Everywhere he went in the Falls, somebody seemed to know him.
And folks on the streets did more than just nod or smile at Falls Police Lt. Ron Cirrito. They would yell his name, shake his hand, hug him and, if they were in trouble, they would inevitably ask, "Is Cirrito working?"
"I know a lot of people," Cirrito said with a hearty laugh on Friday afternoon. "And yeah, folks would ask for 'Ron' to come to the call if they were in trouble."
Knowing your community and how to protect and serve it have been guiding principals for Cirrito in three decades of police wok.
"It's probably the most critical thing (a young officer) can learn," Cirrito said. "You treat everybody the way you want to be treated and remember that everybody deserves some respect."
He's hoping now those lessons will linger with the cops he's trained and supervised in his decades on the force, because Cirrito's days on the street ended Friday with his retirement. It was a bittersweet moment.
"I got a little emotional (filing out his final end of tour paperwork)," he said. "It felt weird."
Even officers in the ready room couldn't believe they were watching Cirrito cleaning out his locker.
"They were saying, 'You can't be leaving' and I said, 'I'm done. I turned in my gun. I'm done,'" Cirrito said.
It will mark the first time in 50 years that a Cirrito will not be roaming the halls of Falls Police headquarters. His father, Al, was a Falls cop from 1970 until his retirement in 2002. His mom, Elaine Abersold, was a Falls police jail matron and worked part-time for the New York State Park Police.
Even his stepfather spent 35 years in law enforcement, retiring from the Park Police.
"Law enforcement runs deep in our family," Cirrito said.
And it won't stop, even with his retirement. Two brothers and a son are correction officers with the Niagara County Sheriff's Office, while a daughter serves as a juvenile probation officer.
"I grew up around cops my whole life," Cirrito recalled. "Originally, I was going to be a lawyer. But then I took the (police civil service) test and I have no complaints."
Quick to laugh and smile, Cirrito said he didn't step away because he was "tired of the job."
"I've got a grandson and I really want to spend time with him, maybe making up for time I missed with my own kids," he said. "I've got mixed emotions.

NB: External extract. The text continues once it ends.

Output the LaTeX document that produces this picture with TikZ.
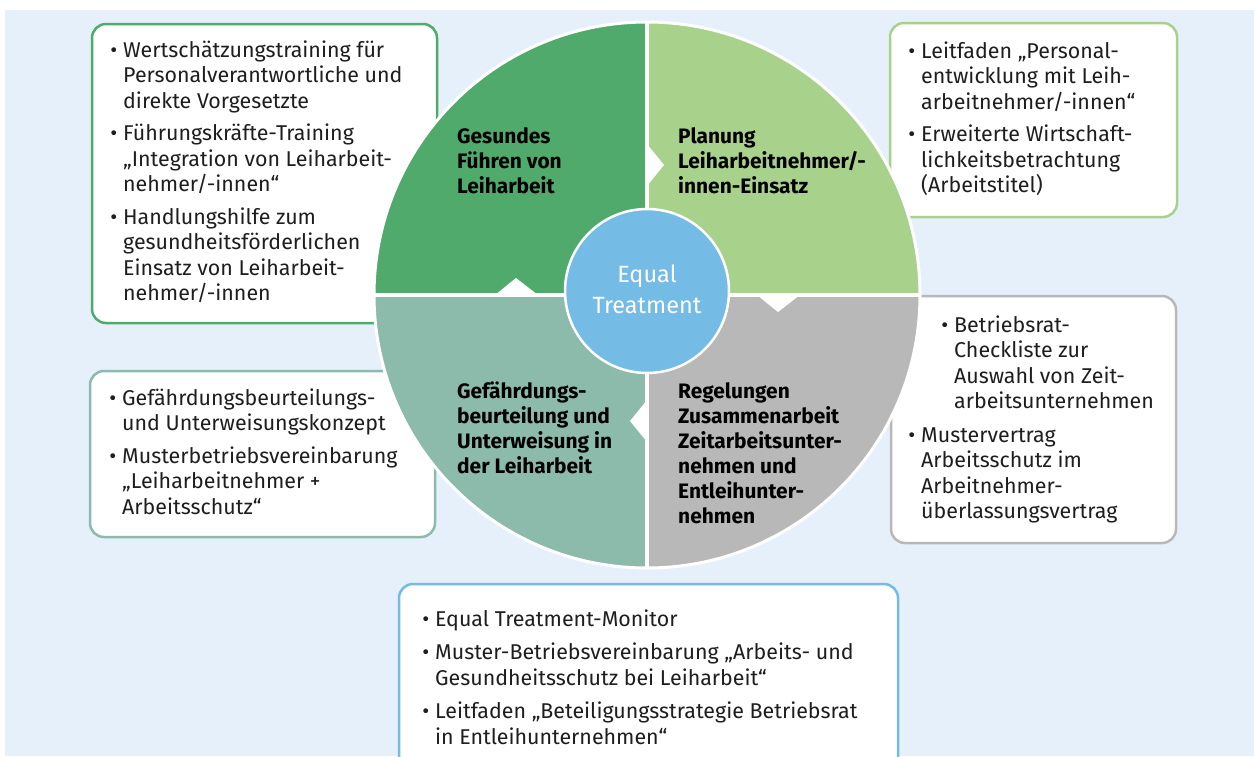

Everybody tells you, you'll know when it's time to go and I knew it was time."
In 30 years, Cirrito was a patrol officer, a patrol lieutenant, the Community Relations Division lieutenant, command lieutenant for the department's Office of Professional Standards, a training officer and instructor at the Niagara County Law Enforcement Academy and the Falls Police hostage negotiator.
As he was piped out of police headquarters on Friday afternoon, his path was lined by the men and women he trained.
"A lot of the guys I trained over the years, they were there," he said fondly. "Now they've moved up and they're detectives and lieutenants and captains and I'm pretty happy about that."
Reflecting on 30 years that have seen generation change in policing, Cirrito noted that those changes have made the training he championed crucially important.
"We've had to train. We've had to progress. You have to be aware these days that everything (you do) is going to be recorded," he said. "But (cameras) save you more than they hurt you."
On the down side, Cirrito said relations with residents have sometimes become strained.
"I give our guys a lot of credit," he said. "Sometimes, it's just horrible, the disrespect they get, the not caring from people, the lack of a sense of consequences."
Yet, not being out on the Cataract City streets, interacting with residents, is what Cirrito says he'll miss most in retirement.
"I'll miss being out there," he said. "You gotta connect on that human level."